Have you ever gone outside at night and looked closely at the new moon?
Or looked through a telescope at the moon when it was crescent shaped?
Although what we see is a bright slice, we know there's more.
Even when the moon is full and lights the night sky, there's a dark side to the moon.

There's a dark side to me too.
I experience jealousy, envy, bitterness, resentment.
How about neediness? Ugh.
Who wants to shine a light on that?

What about all those fears?
Fear of failure, fear of success, fear of intimacy, fear of going broke, fear of the unknown, fear of growing old, fear of being alone, fear of being with someone, fear of losing control.

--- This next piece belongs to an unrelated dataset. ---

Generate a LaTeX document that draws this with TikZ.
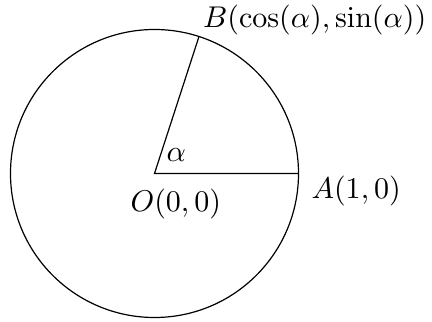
\documentclass[tikz,border=0pt]{standalone}
\begin{document}
\begin{tikzpicture}[x=0.33333pt,y=-0.33333pt,
  lbl/.style={anchor=base west,inner sep=0pt}]
\useasboundingbox (0,0) rectangle (432,322);
\coordinate (O) at (154.5,173.5);
\coordinate (A) at (298.5,173.5);
\coordinate (B) at (199,36.5);
\draw (O) circle[radius=48pt];
\draw (A) -- (O) -- (B);
\node[lbl] (bl) at (202.5,28) {$B(\cos(\alpha),\sin(\alpha))$};
\node[lbl] (al) at (311,198.3) {$A(1,0)$};
\node[lbl] (ol) at (130,211.7) {$O(0,0)$};
\node[lbl] (alpha) at (166,161.7) {$\alpha$};
\end{tikzpicture}
\end{document}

Then there are other parts of me that I would prefer to keep darkened and out of sight, parts such as greed, dishonesty, intolerance, disgust, hatred.
And what about our manipulative part?
Who wants anyone to see that?

I may even consider the dark side of myself forbidden.
I may refuse to acknowledge it exists because I believe it's wrong.
Not acknowledging my dark side doesn't wish it out of existence, any more than not seeing the dark side of the moon makes it disappear.

Most sane people agree that they don't want to be controlled by their dark side.
I don't want parts of myself - jealousy, neediness, and greed - to control my behaviors.
But when I don't acknowledge these emotions and traits, they can gain control.
The more I try to repress something, the more it fights for its life.

I don't need to be afraid.

I can shine a light on that dark part.
At least look at it briefly.
Acknowledge it's there.
Take some of the pressure off.
Let me be well rounded, instead of one-dimensional.
I don't just have a light side, a bright side.
Nobody is always loving, always kind, always generous, and always thoughtful.